Bayesian approach to peak deconvolution and library search for high resolution gas chromatography - Mass spectrometry

Anal Chim Acta. 2017 Aug 29:983:76-90. doi: 10.1016/j.aca.2017.06.044. Epub 2017 Jun 30.

Abstract

A novel probabilistic Bayesian strategy is proposed to resolve highly coeluting peaks in high-resolution GC-MS (Orbitrap) data. Opposed to a deterministic approach, we propose to solve the problem probabilistically, using a complete pipeline. First, the retention time(s) for a (probabilistic) number of compounds for each mass channel are estimated. The statistical dependency between m/z channels was implied by including penalties in the model objective function. Second, Bayesian Information Criterion (BIC) is used as Occam's razor for the probabilistic assessment of the number of components. Third, a probabilistic set of resolved spectra, and their associated retention times are estimated. Finally, a probabilistic library search is proposed, computing the spectral match with a high resolution library. More specifically, a correlative measure was used that included the uncertainties in the least square fitting, as well as the probability for different proposals for the number of compounds in the mixture.

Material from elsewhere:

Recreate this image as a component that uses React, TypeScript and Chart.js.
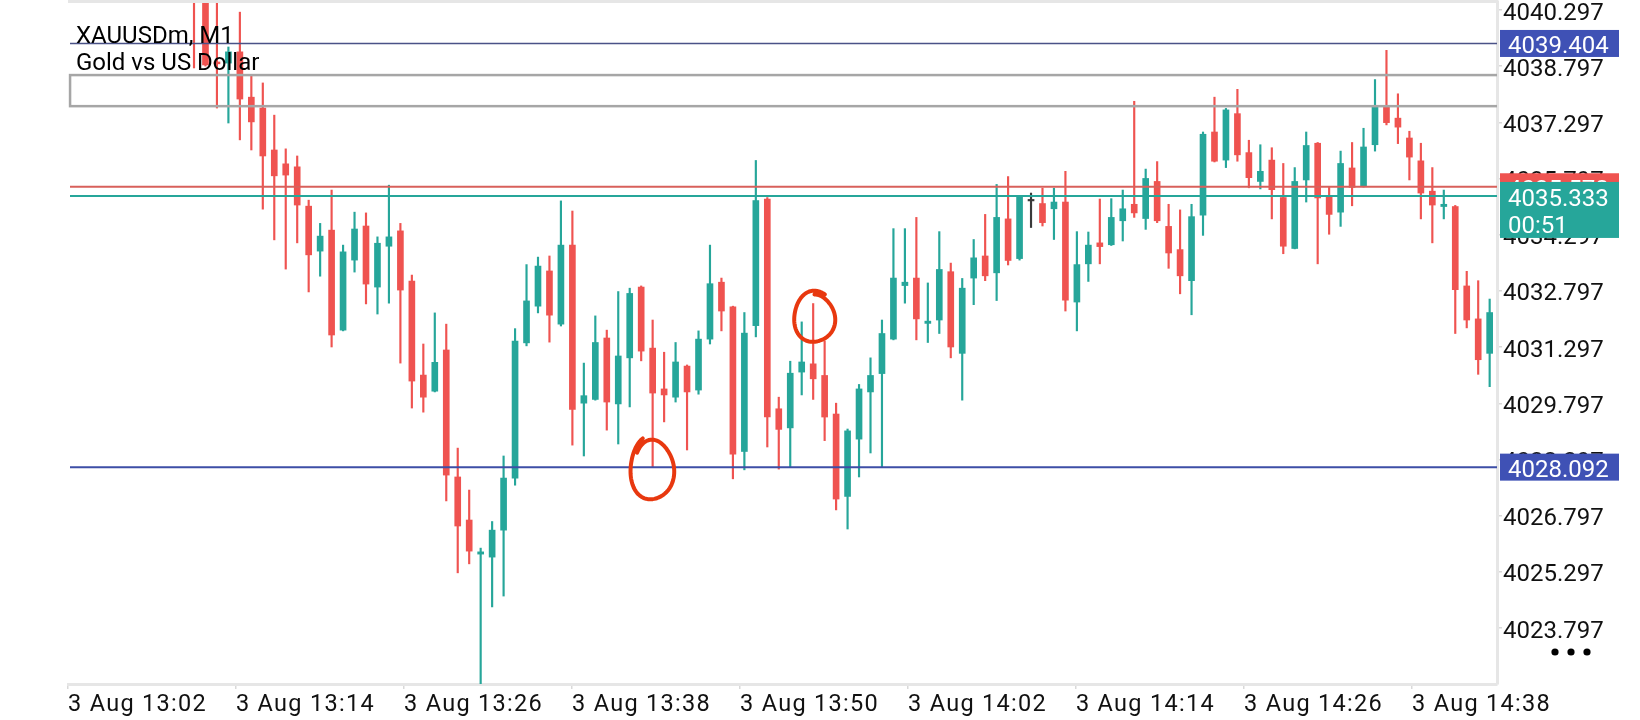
import React, { useEffect, useRef } from 'react';
import { Chart, registerables } from 'chart.js';

Chart.register(...registerables);

// ---- data ----
const opens = [
  4041.37, 4040.78, 4038.91, 4038.88, 4039.18, 4037.97, 4037.68, 4036.56, 4036.19, 4036.11,
  4035.06, 4033.86, 4034.42, 4031.75, 4033.62, 4034.53, 4032.90, 4033.99, 4034.40, 4033.06,
  4030.55, 4030.12, 4031.22, 4027.83, 4026.68, 4025.77, 4025.69, 4026.41, 4027.80, 4031.41,
  4032.39, 4033.33, 4031.91, 4034.02, 4029.80, 4029.90, 4031.54, 4029.78, 4031.01, 4032.90,
  4031.27, 4030.18, 4029.96, 4030.79, 4030.15, 4031.51, 4033.03, 4032.37, 4028.51, 4031.87,
  4035.25, 4029.65, 4029.14, 4030.63, 4030.85, 4030.54, 4029.51, 4027.31, 4028.84, 4030.10,
  4030.59, 4031.51, 4032.94, 4033.14, 4031.93, 4032.02, 4033.31, 4031.13, 4033.14, 4033.73,
  4033.28, 4034.72, 4033.66, 4035.22, 4035.13, 4034.99, 4035.17, 4032.50, 4033.52, 4034.08,
  4034.03, 4034.67, 4035.11, 4034.73, 4035.72, 4034.52, 4033.90, 4033.07, 4034.82, 4037.04,
  4036.29, 4037.53, 4036.49, 4035.72, 4036.29, 4035.29, 4033.93, 4035.76, 4036.74, 4035.32,
  4034.90, 4036.08, 4035.58, 4036.70, 4037.71, 4037.41, 4036.88, 4036.27, 4035.46, 4035.05,
  4035.05, 4032.93, 4032.05, 4031.13,
];
const highs = [
  4041.63, 4041.10, 4040.83, 4039.31, 4040.24, 4038.56, 4038.35, 4037.49, 4036.59, 4036.40,
  4035.22, 4034.60, 4035.49, 4034.02, 4034.90, 4034.88, 4034.24, 4035.62, 4034.60, 4033.22,
  4031.38, 4032.21, 4031.91, 4028.60, 4027.48, 4025.93, 4026.64, 4028.39, 4031.79, 4033.50,
  4033.70, 4033.73, 4035.20, 4034.93, 4030.87, 4032.13, 4031.75, 4032.78, 4032.87, 4032.93,
  4032.02, 4031.16, 4031.42, 4030.82, 4031.73, 4034.02, 4033.14, 4032.39, 4032.22, 4036.28,
  4035.29, 4029.96, 4030.92, 4031.97, 4032.46, 4031.46, 4029.80, 4029.11, 4030.30, 4031.01,
  4032.02, 4034.46, 4034.46, 4034.76, 4033.01, 4034.38, 4033.54, 4033.13, 4034.17, 4034.84,
  4035.64, 4035.85, 4035.33, 4035.41, 4035.54, 4035.54, 4035.99, 4034.38, 4034.37, 4035.25,
  4035.26, 4035.49, 4037.86, 4036.05, 4036.25, 4035.11, 4034.96, 4035.11, 4037.04, 4037.97,
  4037.67, 4038.18, 4036.82, 4036.70, 4036.62, 4036.20, 4036.09, 4037.04, 4036.76, 4035.56,
  4036.53, 4036.76, 4037.14, 4038.44, 4039.22, 4038.06, 4037.06, 4036.74, 4036.09, 4035.49,
  4035.08, 4033.32, 4033.07, 4032.58,
];
const lows = [
  4038.75, 4038.80, 4037.68, 4037.28, 4036.83, 4036.56, 4034.98, 4034.16, 4033.38, 4034.08,
  4032.77, 4033.19, 4031.30, 4031.73, 4033.30, 4032.45, 4032.18, 4032.47, 4030.87, 4029.67,
  4029.56, 4030.10, 4027.19, 4025.27, 4025.51, 4022.14, 4024.36, 4024.65, 4027.61, 4031.33,
  4032.21, 4031.43, 4031.86, 4028.68, 4028.39, 4029.88, 4029.08, 4028.71, 4029.70, 4030.93,
  4028.09, 4029.30, 4029.83, 4028.55, 4030.04, 4031.38, 4031.73, 4027.78, 4028.02, 4031.57,
  4028.63, 4028.04, 4028.10, 4030.02, 4029.90, 4028.80, 4026.95, 4026.44, 4027.83, 4028.47,
  4028.10, 4031.49, 4032.47, 4031.49, 4031.42, 4031.66, 4031.01, 4029.88, 4032.43, 4033.07,
  4032.54, 4033.49, 4033.62, 4034.49, 4034.53, 4034.17, 4032.26, 4031.73, 4033.05, 4033.52,
  4034.01, 4034.13, 4034.76, 4034.44, 4034.62, 4033.40, 4032.72, 4032.16, 4034.28, 4036.24,
  4036.09, 4036.26, 4035.55, 4035.52, 4034.72, 4033.79, 4033.92, 4035.17, 4033.52, 4034.31,
  4034.52, 4035.07, 4035.57, 4036.53, 4037.23, 4036.73, 4035.76, 4034.72, 4034.08, 4034.72,
  4031.66, 4031.81, 4030.57, 4030.24,
];
const closes = [
  4040.78, 4038.83, 4038.86, 4039.18, 4037.92, 4037.31, 4036.40, 4035.87, 4035.89, 4035.09,
  4033.76, 4034.26, 4031.62, 4033.84, 4034.45, 4032.98, 4034.07, 4034.24, 4032.82, 4030.39,
  4029.96, 4030.89, 4027.88, 4026.52, 4025.85, 4025.83, 4026.41, 4027.80, 4031.46, 4032.53,
  4033.46, 4032.15, 4034.02, 4029.63, 4030.00, 4031.42, 4029.83, 4031.06, 4032.73, 4031.19,
  4030.07, 4030.02, 4030.90, 4030.10, 4031.51, 4032.99, 4032.26, 4028.44, 4031.67, 4035.21,
  4029.43, 4029.10, 4030.60, 4030.90, 4030.45, 4029.43, 4027.24, 4029.06, 4030.18, 4030.54,
  4031.66, 4033.14, 4033.03, 4032.05, 4031.99, 4033.37, 4031.30, 4032.87, 4033.68, 4033.20,
  4034.76, 4033.61, 4035.31, 4035.22, 4034.62, 4035.17, 4032.55, 4033.50, 4034.02, 4033.98,
  4034.76, 4034.99, 4034.88, 4035.80, 4034.67, 4033.81, 4033.20, 4034.78, 4036.98, 4036.26,
  4037.63, 4036.43, 4035.82, 4035.99, 4035.50, 4033.99, 4035.72, 4036.68, 4035.28, 4034.84,
  4036.20, 4035.56, 4036.64, 4037.71, 4037.29, 4037.17, 4036.37, 4035.41, 4035.09, 4035.11,
  4032.83, 4032.02, 4030.96, 4032.22,
];

const xTickLabels = [
  '3 Aug 13:02', '3 Aug 13:14', '3 Aug 13:26', '3 Aug 13:38', '3 Aug 13:50',
  '3 Aug 14:02', '3 Aug 14:14', '3 Aug 14:26', '3 Aug 14:38',
];
const xTickBars = [-10.99, 3.66, 18.32, 32.97, 47.62, 62.27, 76.92, 91.58, 106.23];
const xRange = [-10.99, 113.64];

const yTicks = [
  4023.797, 4025.297, 4026.797, 4028.297, 4029.797, 4031.297,
  4032.797, 4034.297, 4035.797, 4037.297, 4038.797, 4040.297,
];
const yRange = [4022.302, 4040.511];

const resistanceLevel = 4039.404;
const supportLevel = 4028.092;
const askPrice = 4035.578;
const bidPrice = 4035.333;
const barTimer = '00:51';
const zonePrices = [4038.56, 4037.73];
const zoneStartBar = -10.81;

const symbolTitle = 'XAUUSDm, M1';
const symbolName = 'Gold vs US Dollar';

// hand-drawn marks
const markBars = [40.0, 54.16];
const markPrices = [4028.04, 4032.08];
const markRadiusBars = [1.96, 1.88];
const markRadiusPrices = [0.85, 0.69];

// ---- styles ----
const UP = '#26a69a';
const DOWN = '#ef5350';
const FLAT = '#3a3a3a';
const FONT = 'Roboto, "Noto Sans", sans-serif';

function candleColor(i: number) {
  if (closes[i] > opens[i]) return UP;
  if (closes[i] < opens[i]) return DOWN;
  return FLAT;
}

function drawHandCircle(
  ctx: CanvasRenderingContext2D,
  cx: number, cy: number, rx: number, ry: number, start: number,
) {
  ctx.beginPath();
  const steps = 90;
  const sweep = Math.PI * 2 + 0.5;
  for (let k = 0; k <= steps; k++) {
    const f = k / steps;
    const t = start + sweep * f;
    const grow = 0.88 + 0.15 * f;
    const wob = 1 + 0.035 * Math.sin(3 * t + 0.7);
    const x = cx + rx * grow * wob * Math.cos(t);
    const y = cy + ry * grow * wob * Math.sin(t);
    if (k === 0) ctx.moveTo(x, y); else ctx.lineTo(x, y);
  }
  ctx.stroke();
}

const overlayPlugin = {
  id: 'mtOverlay',
  afterDatasetsDraw(chart: any) {
    const { ctx, chartArea: a, scales } = chart;
    const x = scales.x, y = scales.y;
    ctx.save();
    ctx.beginPath();
    ctx.rect(a.left, a.top, a.right - a.left, a.bottom - a.top);
    ctx.clip();

    const hline = (price: number, color: string, w: number) => {
      const py = y.getPixelForValue(price);
      ctx.strokeStyle = color;
      ctx.lineWidth = w;
      ctx.beginPath();
      ctx.moveTo(a.left + 2, py);
      ctx.lineTo(a.right, py);
      ctx.stroke();
    };
    // zone rectangle
    const zx = x.getPixelForValue(zoneStartBar);
    const zt = y.getPixelForValue(zonePrices[0]);
    const zb = y.getPixelForValue(zonePrices[1]);
    ctx.strokeStyle = '#a6a6a6';
    ctx.lineWidth = 2.5;
    ctx.strokeRect(zx, zt, a.right + 20 - zx, zb - zt);

    hline(resistanceLevel, '#4a5287', 1.6);
    hline(askPrice, '#d8605b', 2);
    hline(bidPrice, '#26a69a', 2);
    hline(supportLevel, '#3d4ea6', 2);

    // hand-drawn circles
    ctx.strokeStyle = '#e8380f';
    ctx.lineWidth = 4;
    ctx.lineCap = 'round';
    ctx.lineJoin = 'round';
    const starts = [-2.5, -1.6];
    markBars.forEach((b, i) => {
      const cx = x.getPixelForValue(b);
      const cy = y.getPixelForValue(markPrices[i]);
      const rx = Math.abs(x.getPixelForValue(b + markRadiusBars[i]) - cx);
      const ry = Math.abs(y.getPixelForValue(markPrices[i] + markRadiusPrices[i]) - cy);
      drawHandCircle(ctx, cx, cy, rx, ry, starts[i]);
    });
    ctx.restore();
    // the time labels (drawn after this hook) are slightly letter-spaced
    (ctx as any).letterSpacing = '1.3px';
  },
  afterDraw(chart: any) {
    const { ctx, chartArea: a, scales } = chart;
    const y = scales.y;
    (ctx as any).letterSpacing = '0px';
    ctx.save();
    // top frame line
    ctx.strokeStyle = '#e6e6e6';
    ctx.lineWidth = 3;
    ctx.beginPath();
    ctx.moveTo(a.left, 1.5);
    ctx.lineTo(a.right + 1.5, 1.5);
    ctx.stroke();

    // price boxes
    const bx = a.right + 3;
    const bw = 119;
    const tx = a.right + 11;
    ctx.font = `24px ${FONT}`;
    ctx.textBaseline = 'middle';
    ctx.textAlign = 'left';
    const box = (price: number, color: string, lines: string[]) => {
      const py = y.getPixelForValue(price);
      const h = lines.length > 1 ? 56 : 27;
      ctx.fillStyle = color;
      ctx.fillRect(bx, py - (lines.length > 1 ? 14 : 13.5), bw, h);
      ctx.fillStyle = '#ffffff';
      lines.forEach((s, i) => ctx.fillText(s, tx, py + 4 + i * 27.5));
    };
    box(resistanceLevel, '#3f51b5', [resistanceLevel.toFixed(3)]);
    box(askPrice, '#ef5350', [askPrice.toFixed(3)]);
    box(bidPrice, '#26a69a', [bidPrice.toFixed(3), barTimer]);
    box(supportLevel, '#3f51b5', [supportLevel.toFixed(3)]);

    // dots menu
    ctx.fillStyle = '#000000';
    [58, 74, 90].forEach((dx) => {
      ctx.beginPath();
      ctx.arc(a.right + dx, a.bottom - 32, 3.6, 0, Math.PI * 2);
      ctx.fill();
    });

    // symbol text
    ctx.fillStyle = '#000000';
    ctx.font = `24px ${FONT}`;
    ctx.textBaseline = 'alphabetic';
    ctx.fillText(symbolTitle, a.left + 8, a.top + 41);
    ctx.fillText(symbolName, a.left + 8, a.top + 68);
    ctx.restore();
  },
};

export default function App() {
  const ref = useRef<HTMLCanvasElement | null>(null);

  useEffect(() => {
    if (!ref.current) return;
    const n = opens.length;
    const idx = Array.from({ length: n }, (_, i) => i);
    const colors = idx.map(candleColor);
    const wickData = idx.map((i) => ({ x: i, y: [lows[i], highs[i]] }));
    const bodyData = idx.map((i) => {
      const lo = Math.min(opens[i], closes[i]);
      const hi = Math.max(opens[i], closes[i]);
      return hi - lo < 0.03 ? { x: i, y: [lo - 0.02, hi + 0.02] } : { x: i, y: [lo, hi] };
    });

    const chart = new Chart(ref.current, {
      type: 'bar',
      data: {
        datasets: [
          {
            data: wickData as any,
            backgroundColor: colors,
            barThickness: 1.5,
            grouped: false,
            borderWidth: 0,
            clip: 0 as any,
          },
          {
            data: bodyData as any,
            backgroundColor: colors,
            barThickness: 6,
            grouped: false,
            borderWidth: 0,
            clip: 0 as any,
          },
        ],
      },
      options: {
        animation: false,
        responsive: false,
        events: [],
        layout: { padding: { left: 68, top: 2, right: 0, bottom: 0 } },
        plugins: {
          legend: { display: false },
          tooltip: { enabled: false },
          title: { display: false },
        },
        scales: {
          x: {
            type: 'linear',
            min: xRange[0],
            max: xRange[1],
            offset: false,
            grid: {
              offset: false,
              drawOnChartArea: false,
              drawTicks: true,
              tickLength: 5,
              color: '#d9d9d9',
              lineWidth: 1.5,
            },
            border: { display: true, color: '#e6e6e6', width: 3 },
            afterBuildTicks: (s: any) => {
              s.ticks = xTickBars.map((v) => ({ value: v }));
            },
            afterFit: (s: any) => {
              s.height = 36;
              s.paddingLeft = 0;
              s.paddingRight = 0;
            },
            ticks: {
              z: 1,
              autoSkip: false,
              maxRotation: 0,
              minRotation: 0,
              align: 'start',
              padding: 4,
              color: '#111111',
              font: { family: FONT, size: 23.5, lineHeight: 1 },
              callback: (_v: any, i: number) => xTickLabels[i],
            },
          },
          y: {
            type: 'linear',
            position: 'right',
            min: yRange[0],
            max: yRange[1],
            grid: {
              drawOnChartArea: false,
              drawTicks: true,
              tickLength: 5,
              color: '#d9d9d9',
              lineWidth: 1.5,
            },
            border: { display: true, color: '#e6e6e6', width: 3 },
            afterBuildTicks: (s: any) => {
              s.ticks = yTicks.map((v) => ({ value: v }));
            },
            afterFit: (s: any) => {
              s.width = 143;
              s.paddingTop = 0;
              s.paddingBottom = 0;
            },
            ticks: {
              padding: 1,
              labelOffset: 3.5,
              color: '#111111',
              font: { family: FONT, size: 24, lineHeight: 1 },
              callback: (v: any) => Number(v).toFixed(3),
            },
          },
        },
      } as any,
      plugins: [overlayPlugin],
    });
    return () => chart.destroy();
  }, []);

  return (
    <div style={{ position: 'fixed', left: 0, top: 0, width: 1640, height: 720, background: '#ffffff' }}>
      <canvas ref={ref} width={1640} height={720} style={{ width: 1640, height: 720, display: 'block' }} />
    </div>
  );
}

The method was tested on simulated high resolution data, as well as on a set of pesticides injected in a GC-Orbitrap with high coelution. The proposed pipeline was able to detect accurately the retention times and the spectra of the peaks. For our case, with extremely high coelution situation, 5 out of the 7 existing compounds under the selected region of interest, were correctly assessed. Finally, the comparison with the classical methods of deconvolution (i.e., MCR and AMDIS) indicates a better performance of the proposed algorithm in terms of the number of correctly resolved compounds.

Keywords: Bayesian statistics; Compound identification; Deconvolution; GC-Orbitrap data; High resolution mass spectrometry.